» DATA SHOWN
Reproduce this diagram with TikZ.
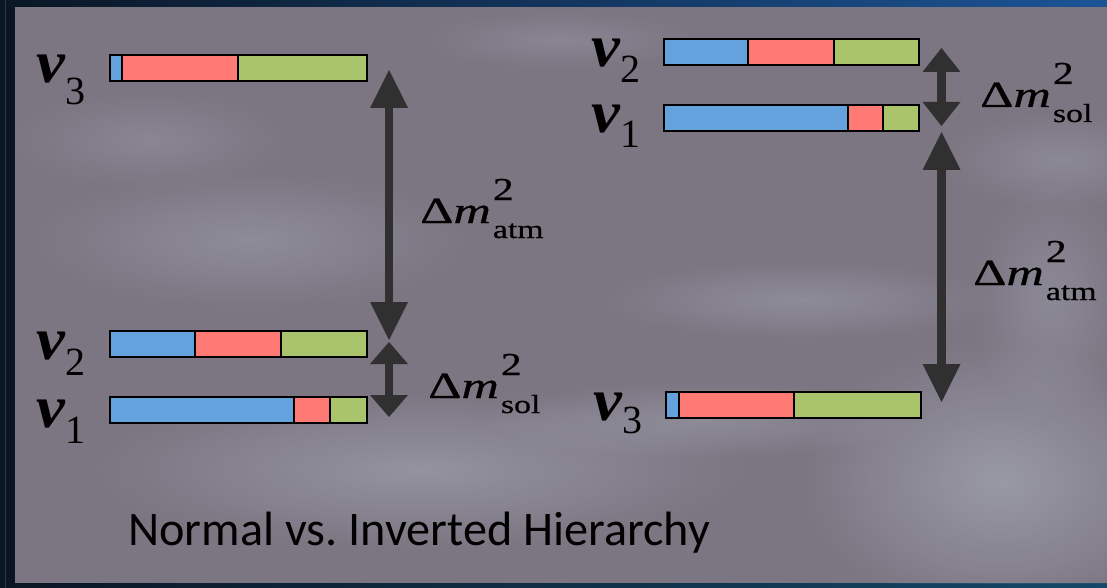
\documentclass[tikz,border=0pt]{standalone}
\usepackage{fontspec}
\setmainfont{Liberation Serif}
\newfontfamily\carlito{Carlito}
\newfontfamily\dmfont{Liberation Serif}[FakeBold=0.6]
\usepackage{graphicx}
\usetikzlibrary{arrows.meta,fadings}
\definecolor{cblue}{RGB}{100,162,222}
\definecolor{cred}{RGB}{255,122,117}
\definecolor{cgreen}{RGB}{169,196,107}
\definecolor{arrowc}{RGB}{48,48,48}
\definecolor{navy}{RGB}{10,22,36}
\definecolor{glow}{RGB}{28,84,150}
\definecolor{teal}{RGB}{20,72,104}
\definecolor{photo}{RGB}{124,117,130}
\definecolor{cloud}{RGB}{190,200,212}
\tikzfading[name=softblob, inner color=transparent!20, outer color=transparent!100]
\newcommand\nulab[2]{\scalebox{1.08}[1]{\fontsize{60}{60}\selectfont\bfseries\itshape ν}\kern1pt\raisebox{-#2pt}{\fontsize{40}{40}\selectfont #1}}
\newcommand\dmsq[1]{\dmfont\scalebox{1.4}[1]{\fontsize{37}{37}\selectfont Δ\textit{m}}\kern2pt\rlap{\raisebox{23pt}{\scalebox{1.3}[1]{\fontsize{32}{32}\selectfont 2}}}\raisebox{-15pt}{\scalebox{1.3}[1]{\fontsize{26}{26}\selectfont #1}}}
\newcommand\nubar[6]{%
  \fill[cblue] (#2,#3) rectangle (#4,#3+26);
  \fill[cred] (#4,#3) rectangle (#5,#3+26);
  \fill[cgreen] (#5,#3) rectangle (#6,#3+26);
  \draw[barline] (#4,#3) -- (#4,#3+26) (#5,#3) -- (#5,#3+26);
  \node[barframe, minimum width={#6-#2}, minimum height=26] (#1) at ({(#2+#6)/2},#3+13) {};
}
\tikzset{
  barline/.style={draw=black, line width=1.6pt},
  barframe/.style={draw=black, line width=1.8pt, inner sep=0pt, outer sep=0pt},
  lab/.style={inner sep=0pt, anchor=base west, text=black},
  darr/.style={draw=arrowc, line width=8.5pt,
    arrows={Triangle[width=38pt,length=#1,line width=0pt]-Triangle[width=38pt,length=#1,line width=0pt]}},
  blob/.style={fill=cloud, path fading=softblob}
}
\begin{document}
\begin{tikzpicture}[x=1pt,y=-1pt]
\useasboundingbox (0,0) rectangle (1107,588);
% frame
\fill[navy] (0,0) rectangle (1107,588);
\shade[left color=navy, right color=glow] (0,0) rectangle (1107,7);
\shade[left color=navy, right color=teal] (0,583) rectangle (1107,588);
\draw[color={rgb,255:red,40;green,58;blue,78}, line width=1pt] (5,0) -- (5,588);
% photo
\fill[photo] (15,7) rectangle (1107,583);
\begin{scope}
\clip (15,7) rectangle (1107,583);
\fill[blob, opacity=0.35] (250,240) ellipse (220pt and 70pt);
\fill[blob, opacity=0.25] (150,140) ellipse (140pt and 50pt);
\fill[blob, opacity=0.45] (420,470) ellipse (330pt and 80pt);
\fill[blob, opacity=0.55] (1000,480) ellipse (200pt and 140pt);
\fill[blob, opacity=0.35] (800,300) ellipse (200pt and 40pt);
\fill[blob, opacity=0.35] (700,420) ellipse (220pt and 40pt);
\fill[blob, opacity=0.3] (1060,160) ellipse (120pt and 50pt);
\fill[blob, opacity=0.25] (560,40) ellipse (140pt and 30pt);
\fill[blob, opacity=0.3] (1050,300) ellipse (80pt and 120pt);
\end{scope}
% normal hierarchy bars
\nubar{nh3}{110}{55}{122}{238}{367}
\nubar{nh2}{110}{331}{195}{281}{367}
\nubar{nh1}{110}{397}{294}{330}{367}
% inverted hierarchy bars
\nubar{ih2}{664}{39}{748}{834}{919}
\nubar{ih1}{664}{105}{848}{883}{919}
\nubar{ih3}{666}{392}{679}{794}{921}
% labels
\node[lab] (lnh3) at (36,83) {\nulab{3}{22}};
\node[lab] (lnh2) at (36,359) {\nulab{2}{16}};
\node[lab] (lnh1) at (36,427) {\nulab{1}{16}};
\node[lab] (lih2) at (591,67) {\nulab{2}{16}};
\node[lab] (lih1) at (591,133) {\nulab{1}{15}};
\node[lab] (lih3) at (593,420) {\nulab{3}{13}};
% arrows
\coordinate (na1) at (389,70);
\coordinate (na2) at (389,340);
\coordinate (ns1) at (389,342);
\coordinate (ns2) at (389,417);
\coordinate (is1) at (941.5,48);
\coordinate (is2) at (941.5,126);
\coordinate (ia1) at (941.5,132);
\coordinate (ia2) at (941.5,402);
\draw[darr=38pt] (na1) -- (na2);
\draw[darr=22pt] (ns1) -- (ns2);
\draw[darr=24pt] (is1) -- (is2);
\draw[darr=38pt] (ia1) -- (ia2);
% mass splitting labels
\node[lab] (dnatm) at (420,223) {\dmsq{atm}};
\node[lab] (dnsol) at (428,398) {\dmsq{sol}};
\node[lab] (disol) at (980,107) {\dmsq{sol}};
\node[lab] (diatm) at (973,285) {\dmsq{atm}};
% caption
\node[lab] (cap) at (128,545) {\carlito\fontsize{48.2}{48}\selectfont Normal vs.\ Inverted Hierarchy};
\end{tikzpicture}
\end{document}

» REQUIRED WORK
Please transcribe the material above exactly as written. Leave the pictures out.

» FINAL ANSWER
Reproduce this diagram with TikZ.
\documentclass[tikz,border=0pt]{standalone}
\usepackage{fontspec}
\setmainfont{Liberation Serif}
\newfontfamily\carlito{Carlito}
\newfontfamily\dmfont{Liberation Serif}[FakeBold=0.6]
\usepackage{graphicx}
\usetikzlibrary{arrows.meta,fadings}
\definecolor{cblue}{RGB}{100,162,222}
\definecolor{cred}{RGB}{255,122,117}
\definecolor{cgreen}{RGB}{169,196,107}
\definecolor{arrowc}{RGB}{48,48,48}
\definecolor{navy}{RGB}{10,22,36}
\definecolor{glow}{RGB}{28,84,150}
\definecolor{teal}{RGB}{20,72,104}
\definecolor{photo}{RGB}{124,117,130}
\definecolor{cloud}{RGB}{190,200,212}
\tikzfading[name=softblob, inner color=transparent!20, outer color=transparent!100]
\newcommand\nulab[2]{\scalebox{1.08}[1]{\fontsize{60}{60}\selectfont\bfseries\itshape ν}\kern1pt\raisebox{-#2pt}{\fontsize{40}{40}\selectfont #1}}
\newcommand\dmsq[1]{\dmfont\scalebox{1.4}[1]{\fontsize{37}{37}\selectfont Δ\textit{m}}\kern2pt\rlap{\raisebox{23pt}{\scalebox{1.3}[1]{\fontsize{32}{32}\selectfont 2}}}\raisebox{-15pt}{\scalebox{1.3}[1]{\fontsize{26}{26}\selectfont #1}}}
\newcommand\nubar[6]{%
  \fill[cblue] (#2,#3) rectangle (#4,#3+26);
  \fill[cred] (#4,#3) rectangle (#5,#3+26);
  \fill[cgreen] (#5,#3) rectangle (#6,#3+26);
  \draw[barline] (#4,#3) -- (#4,#3+26) (#5,#3) -- (#5,#3+26);
  \node[barframe, minimum width={#6-#2}, minimum height=26] (#1) at ({(#2+#6)/2},#3+13) {};
}
\tikzset{
  barline/.style={draw=black, line width=1.6pt},
  barframe/.style={draw=black, line width=1.8pt, inner sep=0pt, outer sep=0pt},
  lab/.style={inner sep=0pt, anchor=base west, text=black},
  darr/.style={draw=arrowc, line width=8.5pt,
    arrows={Triangle[width=38pt,length=#1,line width=0pt]-Triangle[width=38pt,length=#1,line width=0pt]}},
  blob/.style={fill=cloud, path fading=softblob}
}
\begin{document}
\begin{tikzpicture}[x=1pt,y=-1pt]
\useasboundingbox (0,0) rectangle (1107,588);
% frame
\fill[navy] (0,0) rectangle (1107,588);
\shade[left color=navy, right color=glow] (0,0) rectangle (1107,7);
\shade[left color=navy, right color=teal] (0,583) rectangle (1107,588);
\draw[color={rgb,255:red,40;green,58;blue,78}, line width=1pt] (5,0) -- (5,588);
% photo
\fill[photo] (15,7) rectangle (1107,583);
\begin{scope}
\clip (15,7) rectangle (1107,583);
\fill[blob, opacity=0.35] (250,240) ellipse (220pt and 70pt);
\fill[blob, opacity=0.25] (150,140) ellipse (140pt and 50pt);
\fill[blob, opacity=0.45] (420,470) ellipse (330pt and 80pt);
\fill[blob, opacity=0.55] (1000,480) ellipse (200pt and 140pt);
\fill[blob, opacity=0.35] (800,300) ellipse (200pt and 40pt);
\fill[blob, opacity=0.35] (700,420) ellipse (220pt and 40pt);
\fill[blob, opacity=0.3] (1060,160) ellipse (120pt and 50pt);
\fill[blob, opacity=0.25] (560,40) ellipse (140pt and 30pt);
\fill[blob, opacity=0.3] (1050,300) ellipse (80pt and 120pt);
\end{scope}
% normal hierarchy bars
\nubar{nh3}{110}{55}{122}{238}{367}
\nubar{nh2}{110}{331}{195}{281}{367}
\nubar{nh1}{110}{397}{294}{330}{367}
% inverted hierarchy bars
\nubar{ih2}{664}{39}{748}{834}{919}
\nubar{ih1}{664}{105}{848}{883}{919}
\nubar{ih3}{666}{392}{679}{794}{921}
% labels
\node[lab] (lnh3) at (36,83) {\nulab{3}{22}};
\node[lab] (lnh2) at (36,359) {\nulab{2}{16}};
\node[lab] (lnh1) at (36,427) {\nulab{1}{16}};
\node[lab] (lih2) at (591,67) {\nulab{2}{16}};
\node[lab] (lih1) at (591,133) {\nulab{1}{15}};
\node[lab] (lih3) at (593,420) {\nulab{3}{13}};
% arrows
\coordinate (na1) at (389,70);
\coordinate (na2) at (389,340);
\coordinate (ns1) at (389,342);
\coordinate (ns2) at (389,417);
\coordinate (is1) at (941.5,48);
\coordinate (is2) at (941.5,126);
\coordinate (ia1) at (941.5,132);
\coordinate (ia2) at (941.5,402);
\draw[darr=38pt] (na1) -- (na2);
\draw[darr=22pt] (ns1) -- (ns2);
\draw[darr=24pt] (is1) -- (is2);
\draw[darr=38pt] (ia1) -- (ia2);
% mass splitting labels
\node[lab] (dnatm) at (420,223) {\dmsq{atm}};
\node[lab] (dnsol) at (428,398) {\dmsq{sol}};
\node[lab] (disol) at (980,107) {\dmsq{sol}};
\node[lab] (diatm) at (973,285) {\dmsq{atm}};
% caption
\node[lab] (cap) at (128,545) {\carlito\fontsize{48.2}{48}\selectfont Normal vs.\ Inverted Hierarchy};
\end{tikzpicture}
\end{document}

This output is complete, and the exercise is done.